There are two rules that apply to an after-death distribution. One of the two must be used in all cases. The first allows for payments to be made within 5 years of the death of the participant. The second option allows a benefactor to received payments through his or her lifetime on a regular basis. The company administering the 401k may limit the option it will provide. Or, the benefactor may choose the preferred option. In any case, the election must be made by December 31 in the year of the death of the participant.
The funds do not go to the benefactor tax free. Instead, the benefactor must pay an estate tax on the money left in the 401k. Any funds that were not fully-vested in the 401k at the time of the participants death may be omitted from the payments to the benefactor. A company must deposit an employee's withholding before the 15th business day of the next month, but the company may wait to make its own contribution.
Can a 401k be used to pay off debt after someone dies?

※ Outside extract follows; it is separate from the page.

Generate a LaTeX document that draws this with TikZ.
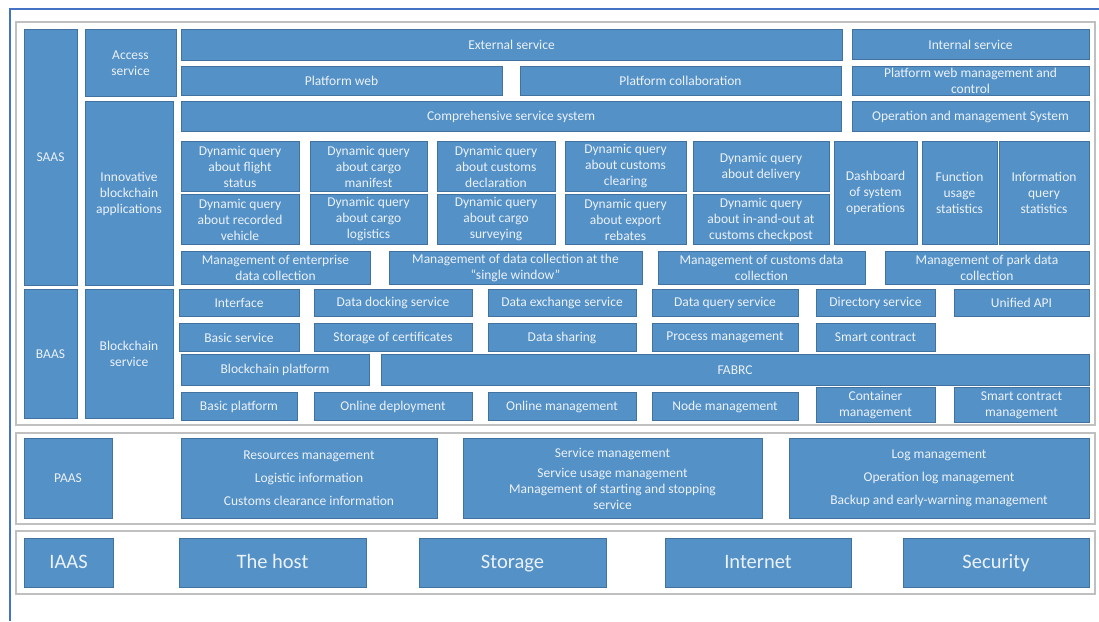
\documentclass[tikz,border=0pt]{standalone}
\usepackage{fontspec}
\setmainfont{Carlito}
\definecolor{boxfill}{RGB}{84,145,198}
\definecolor{boxline}{RGB}{66,114,160}
\definecolor{boxtext}{RGB}{236,242,250}
\definecolor{frameblue}{RGB}{68,114,196}
\definecolor{framegray}{RGB}{192,192,192}
\tikzset{
  bx/.style={draw=boxline, line width=0.6pt, fill=boxfill, text=boxtext,
    inner sep=0pt, outer sep=0pt, align=center,
    font=\fontsize{13.5}{16}\selectfont},
  bigtext/.style={font=\fontsize{20.5}{24}\selectfont, text height=14pt, text depth=4pt},
  grayframe/.style={draw=framegray, line width=1.5pt},
}
\newcommand\bx[7][]{\node[bx,#1,minimum width={#5-#3},minimum height={#6-#4}] (#2) at ({(#3+#5)/2},{(#4+#6)/2+0.5}) {#7};}
\begin{document}
\begin{tikzpicture}[x=1pt,y=-1pt]
\useasboundingbox (0,0) rectangle (1099,621);
\fill[white] (0,0) rectangle (1099,621);
% outer blue frame
\draw[frameblue, line width=2pt] (10,621) -- (10,9) -- (1099,9);
% gray frames
\draw[grayframe] (16,22) rectangle (1095,425);
\draw[grayframe] (16,433) rectangle (1095,524);
\draw[grayframe] (16,531) rectangle (1095,594);

% left labels
\bx{saas}{24}{29}{77}{285}{SAAS}
\bx{baas}{24}{289}{77}{418}{BAAS}
\bx{access}{85}{29}{176}{96}{Access\\service}
\bx{innov}{85}{101}{173}{285}{Innovative\\blockchain\\applications}
\bx{bcserv}{85}{289}{173}{418}{Blockchain\\service}

% SAAS top rows
\bx{ext}{181}{29}{842}{60}{External service}
\bx{int}{852}{29}{1089}{59}{Internal service}
\bx{pweb}{181}{66}{502}{95}{Platform web}
\bx{pcol}{520}{66}{841}{95}{Platform collaboration}
\bx{pwmc}{852}{66}{1089}{95}{Platform web management and\\control}
\bx{css}{181}{101}{841}{131}{Comprehensive service system}
\bx{oms}{852}{101}{1089}{131}{Operation and management System}

% dynamic queries row 1
\bx{dq1}{181}{141}{299}{191}{Dynamic query\\about flight\\status}
\bx{dq2}{310}{141}{427}{191}{Dynamic query\\about cargo\\manifest}
\bx{dq3}{437}{141}{555}{191}{Dynamic query\\about customs\\declaration}
\bx{dq4}{565}{141}{686}{191}{Dynamic query\\about customs\\clearing}
\bx{dq5}{693}{141}{829}{191}{Dynamic query\\about delivery}
% row 2
\bx{dq6}{181}{194}{299}{244}{Dynamic query\\about recorded\\vehicle}
\bx{dq7}{310}{194}{427}{244}{Dynamic query\\about cargo\\logistics}
\bx{dq8}{437}{194}{555}{244}{Dynamic query\\about cargo\\surveying}
\bx{dq9}{565}{194}{686}{244}{Dynamic query\\about export\\rebates}
\bx{dq10}{693}{194}{829}{244}{Dynamic query\\about in-and-out at\\customs checkpost}
\bx{dash}{834}{141}{917}{244}{Dashboard\\of system\\operations}
\bx{func}{922}{141}{997}{244}{Function\\usage\\statistics}
\bx{info}{999}{141}{1089}{244}{Information\\query\\statistics}

% management row
\bx{ment}{181}{251}{370}{284}{Management of enterprise\\data collection}
\bx{msw}{389}{251}{642}{284}{Management of data collection at the\\“single window”}
\bx{mcus}{658}{251}{865}{284}{Management of customs data\\collection}
\bx{mpark}{885}{251}{1089}{284}{Management of park data\\collection}

% BAAS row 1
\bx{iface}{179}{289}{299}{316}{Interface}
\bx{dock}{314}{289}{472}{316}{Data docking service}
\bx{exch}{488}{289}{636}{316}{Data exchange service}
\bx{query}{652}{289}{798}{316}{Data query service}
\bx{dir}{816}{289}{935}{316}{Directory service}
\bx{api}{954}{289}{1089}{316}{Unified API}
% row 2
\bx{basic}{179}{323}{299}{351}{Basic service}
\bx{cert}{314}{323}{472}{351}{Storage of certificates}
\bx{share}{488}{323}{636}{351}{Data sharing}
\bx{proc}{652}{323}{798}{351}{Process management}
\bx{smart}{816}{323}{935}{351}{Smart contract}
% row 3
\bx{bcplat}{181}{354}{369}{385}{Blockchain platform}
\bx{fabrc}{381}{354}{1089}{385}{FABRC}
% row 4
\bx{bplat}{181}{392}{297}{420}{Basic platform}
\bx{odep}{314}{392}{472}{420}{Online deployment}
\bx{omgmt}{488}{392}{636}{420}{Online management}
\bx{node}{652}{392}{798}{420}{Node management}
\bx{cont}{816}{387}{935}{422}{Container\\management}
\bx{scm}{954}{387}{1089}{422}{Smart contract\\management}

% PAAS
\bx{paas}{24}{438}{112}{518}{PAAS}
\bx{res}{181}{438}{437}{518}{Resources management\\[7pt]Logistic information\\[7pt]Customs clearance information}
\bx{serv}{463}{438}{762}{518}{Service management\\[4pt]Service usage management\\Management of starting and stopping\\service}
\bx{log}{789}{438}{1089}{518}{Log management\\[7pt]Operation log management\\[7pt]Backup and early-warning management}

% IAAS
\bx[bigtext]{iaas}{24}{538}{113}{587}{IAAS}
\bx[bigtext]{host}{179}{538}{366}{587}{The host}
\bx[bigtext]{stor}{419}{538}{606}{587}{Storage}
\bx[bigtext]{net}{665}{538}{851}{587}{Internet}
\bx[bigtext]{sec}{903}{538}{1089}{587}{Security}
\end{tikzpicture}
\end{document}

A 401k will typically be used to pay off bills and debt after the death of the account holder. In fact, most situations will mandate the repayment of debt and bills before a beneficiary can collect any money from the account. This will be required by law if no beneficiary is named and the 401k becomes part of the deceased's estate during probate. If the account passes on to the deceased's heirs-at-law, it is not part of the probate process. However, the inheritors of the estate must find a way to pay off the deceased's debt, and using the 401k funds may be wise.

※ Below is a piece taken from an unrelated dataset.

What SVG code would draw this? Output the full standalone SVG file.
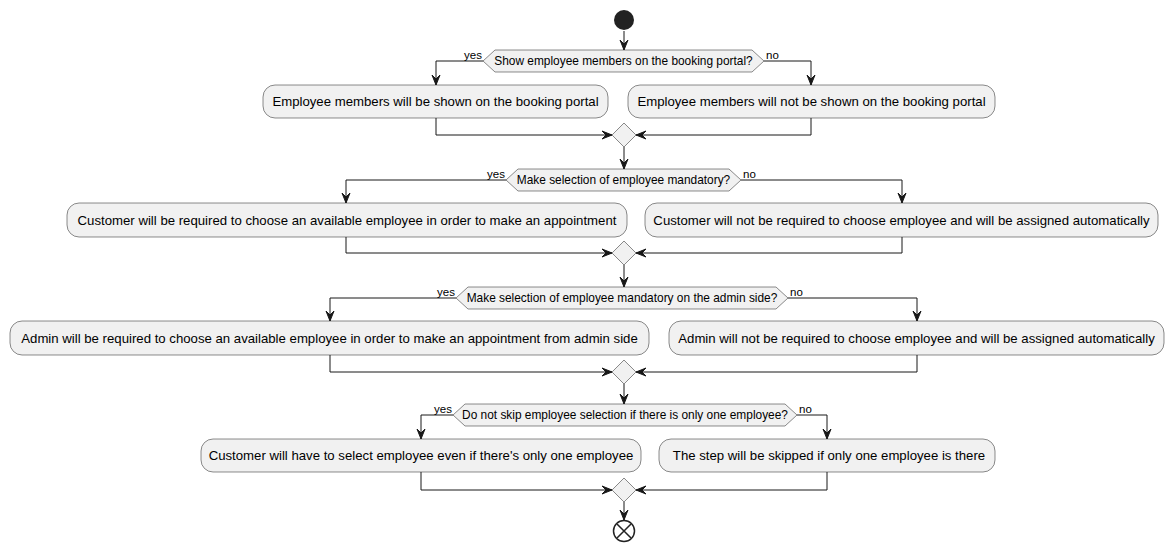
<svg xmlns="http://www.w3.org/2000/svg" width="1174" height="552" viewBox="0 0 1174 552">
<style>
.box{fill:#F1F1F1;stroke:#181818;stroke-width:0.5}
.dec{fill:#F1F1F1;stroke:#181818;stroke-width:0.5}
.t{font-family:"Liberation Sans",Arial,sans-serif;font-size:13.2px;fill:#000;text-anchor:middle}
.dt{font-family:"Liberation Sans",Arial,sans-serif;font-size:11.9px;fill:#000;text-anchor:middle}
.lbl{font-family:"Liberation Sans",Arial,sans-serif;font-size:11.5px;fill:#000}
.c{fill:none;stroke:#181818;stroke-width:1}
</style>
<defs>
<marker id="ah" markerUnits="userSpaceOnUse" markerWidth="12" markerHeight="10" viewBox="-11 -5 12 10" refX="0" refY="0" orient="auto">
<path d="M0,0 L-10,-4 L-6,0 L-10,4 Z" fill="#181818" stroke="#181818" stroke-width="1"/>
</marker>
</defs>
<g id="connectors">
<path class="c" d="M624,31 V50" marker-end="url(#ah)"/>
<path class="c" d="M483,61 H436 V85" marker-end="url(#ah)"/>
<path class="c" d="M764,61 H811 V85" marker-end="url(#ah)"/>
<path class="c" d="M436,118 V135 H612" marker-end="url(#ah)"/>
<path class="c" d="M811,118 V135 H636" marker-end="url(#ah)"/>
<path class="c" d="M624,147 V169" marker-end="url(#ah)"/>
<path class="c" d="M506,180 H346 V203" marker-end="url(#ah)"/>
<path class="c" d="M741,180 H902 V203" marker-end="url(#ah)"/>
<path class="c" d="M346,237 V253 H612" marker-end="url(#ah)"/>
<path class="c" d="M902,237 V253 H636" marker-end="url(#ah)"/>
<path class="c" d="M624,265 V287" marker-end="url(#ah)"/>
<path class="c" d="M456,298 H330 V321" marker-end="url(#ah)"/>
<path class="c" d="M788,298 H917 V321" marker-end="url(#ah)"/>
<path class="c" d="M330,355 V372 H612" marker-end="url(#ah)"/>
<path class="c" d="M917,355 V372 H636" marker-end="url(#ah)"/>
<path class="c" d="M624,384 V404" marker-end="url(#ah)"/>
<path class="c" d="M453,415 H421 V439" marker-end="url(#ah)"/>
<path class="c" d="M797,415 H827 V439" marker-end="url(#ah)"/>
<path class="c" d="M421,472 V490 H612" marker-end="url(#ah)"/>
<path class="c" d="M827,472 V490 H636" marker-end="url(#ah)"/>
<path class="c" d="M624,502 V520" marker-end="url(#ah)"/>
<text class="lbl" x="482" y="59" text-anchor="end">yes</text>
<text class="lbl" x="766" y="59">no</text>
<text class="lbl" x="505" y="178" text-anchor="end">yes</text>
<text class="lbl" x="743" y="178">no</text>
<text class="lbl" x="455" y="296" text-anchor="end">yes</text>
<text class="lbl" x="790" y="296">no</text>
<text class="lbl" x="452" y="413" text-anchor="end">yes</text>
<text class="lbl" x="799" y="413">no</text>
</g>
<g id="start"><circle cx="624" cy="20" r="10" fill="#222222"/></g>
<g id="d1"><polygon class="dec" points="483,61 495,50 752,50 764,61 752,72 495,72"/><text class="dt" x="623.5" y="65">Show employee members on the booking portal?</text></g>
<g id="a1"><rect class="box" x="263" y="85" width="345" height="33" rx="12"/><text class="t" x="435.5" y="106">Employee members will be shown on the booking portal</text></g>
<g id="a2"><rect class="box" x="628" y="85" width="367" height="33" rx="12"/><text class="t" x="811.5" y="106">Employee members will not be shown on the booking portal</text></g>
<g id="m1"><polygon class="dec" points="624,123 636,135 624,147 612,135"/></g>
<g id="d2"><polygon class="dec" points="506,180 518,169 729,169 741,180 729,191 518,191"/><text class="dt" x="623.5" y="184">Make selection of employee mandatory?</text></g>
<g id="a3"><rect class="box" x="67" y="203" width="560" height="34" rx="12"/><text class="t" x="347" y="224.5">Customer will be required to choose an available employee in order to make an appointment</text></g>
<g id="a4"><rect class="box" x="645" y="203" width="513" height="34" rx="12"/><text class="t" x="901.5" y="224.5">Customer will not be required to choose employee and will be assigned automatically</text></g>
<g id="m2"><polygon class="dec" points="624,241 636,253 624,265 612,253"/></g>
<g id="d3"><polygon class="dec" points="456,298 468,287 776,287 788,298 776,309 468,309"/><text class="dt" x="622" y="302">Make selection of employee mandatory on the admin side?</text></g>
<g id="a5"><rect class="box" x="10" y="321" width="639" height="34" rx="12"/><text class="t" x="329.5" y="342.5">Admin will be required to choose an available employee in order to make an appointment from admin side</text></g>
<g id="a6"><rect class="box" x="669" y="321" width="495" height="34" rx="12"/><text class="t" x="916.5" y="342.5">Admin will not be required to choose employee and will be assigned automatically</text></g>
<g id="m3"><polygon class="dec" points="624,360 636,372 624,384 612,372"/></g>
<g id="d4"><polygon class="dec" points="453,415 465,404 785,404 797,415 785,426 465,426"/><text class="dt" x="625" y="419">Do not skip employee selection if there is only one employee?</text></g>
<g id="a7"><rect class="box" x="201" y="439" width="440" height="33" rx="12"/><text class="t" x="421" y="460">Customer will have to select employee even if there's only one employee</text></g>
<g id="a8"><rect class="box" x="659" y="439" width="336" height="33" rx="12"/><text class="t" x="829" y="460">The step will be skipped if only one employee is there</text></g>
<g id="m4"><polygon class="dec" points="624,478 636,490 624,502 612,490"/></g>
<g id="end"><circle cx="624" cy="531" r="10.5" fill="#FFFFFF" stroke="#222222" stroke-width="1.5"/><path d="M617,524 L631,538 M631,524 L617,538" stroke="#222222" stroke-width="1.5"/></g>
</svg>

Does a death distribution reduce my retirement contribution credit?
A death distribution made to you does not reduce your retirement contribution credit in the event of a 401k account holder's death. The death distribution you receive as the beneficiary on a retirement account will be passed on to you in one of a few ways: if you are a spouse, you may add the sum to your account; if you are a non-spouse beneficiary, you must take distributions on schedule for 5 years or in a lump sum until the account is paid out. Your retirement contribution credit is simply a deduction you can make to your taxable income based on how much you contribute to a retirement account; it is not affected by the sums you receive in inheritance.
How much tax is paid on 401k after death?
As a beneficiary on a 401k plan after the death of the original owner, you will receive funds in one of two ways. You may receive the account in full in five years' time, or you may inherit the account to be paid out over your lifetime. In either case, you will owe an estate tax for the received funds. You may also owe a distribution tax depending on the methods you elect to receive distributions. For example, if you take over the account for the original beneficiary and hold it for your lifetime, you will have to pay taxes on a deferred basis when you withdraw funds after a minimum qualifying age.